The Daily Muse, The Community For Professional Women, Looks To Reinvent The Company Profile

Job boards and company profiles on job sites can be fairly uninspiring, and bland. Usually there’s a boring description of a job, followed by a list of skills needed followed by a boring description of the company.

Enter Y Combinator-backed The Daily Muse, which is a community for professional women. Today the site is launching company profiles: a new job board that not only presents company backgrounds in a compelling way, but also aims to make job listings more interesting.

As we’ve written in the past, The Daily Muse itself is a females-focused platform providing daily content across career-oriented topics like entrepreneurship and education as well as touching upon more extracurricular pursuits like fashion and travel. The site was founded by ex-McKinsey analysts Kathryn Minshew, Alexandra Cavoulacos and Melissa McCreery, who say the company has helped 250,000 women advance their careers since launching in September and is steadily growing 30 percent month-over-month in terms of traffic.

So how is The Daily Muse going to make its company profiles and job listings more engaging than the norm? They’re going to write them themselves— each profile will be written by TDM editors. The Daily Muse researches, interviews people at these companies, then writes each profile to give visitors glimpses into the company’s culture (and available jobs).

For now, the site has company profiles for Klout, Kiva, Hipmunk, ZeroCater, and Justin.tv. Each profile contains original photography of the company’s office, interviews with various employees, a look at the company culture, a description of what the company does, links to the company’s Facebook and Twitter pages as well as job listings.

The addition of interviews with current employees is one feature that Minshew tells me is unique to the site. Potential hires can learn what life is like at the company by looking at what it’s like for real people who already work there, which most job posting sites or professional networking platforms can’t provide.

While the company profiles aren’t necessarily exclusively for a female audience, she says that the team built out the site’s features based on the career tools and job search that women would look for. Insight into how current employees felt at the company was one of the areas where women felt job search was lacking, she explains.

In the future, The Daily Muse will be building out the abilities to search for companies and jobs as more content is added. And the startup is working on a number of partnerships with college career centers to help bring younger talent to startups.

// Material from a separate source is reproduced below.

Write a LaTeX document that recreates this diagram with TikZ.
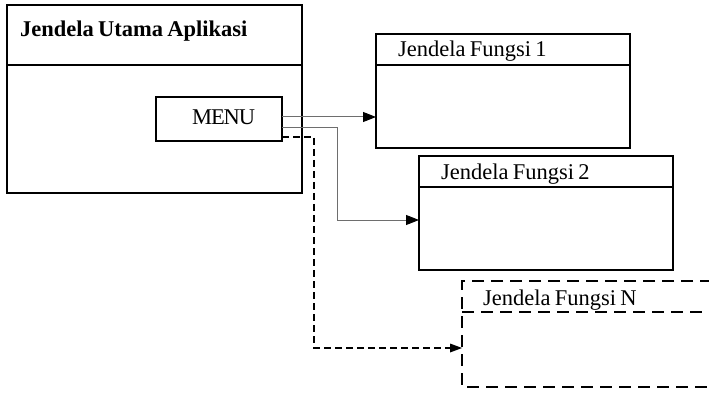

With the current talent wars taking place in the technology world, there’s no doubt that companies and startups are looking for innovative and interesting ways to recruit and attract talent. The Daily Muse is able to add a certain amount of trust to the company profile and job board by taking control of the content in these profiles and listings, and adding an employee point of view.

The Daily Muse has raised funding from Y Combinator as well as a number of undisclosed angel investors.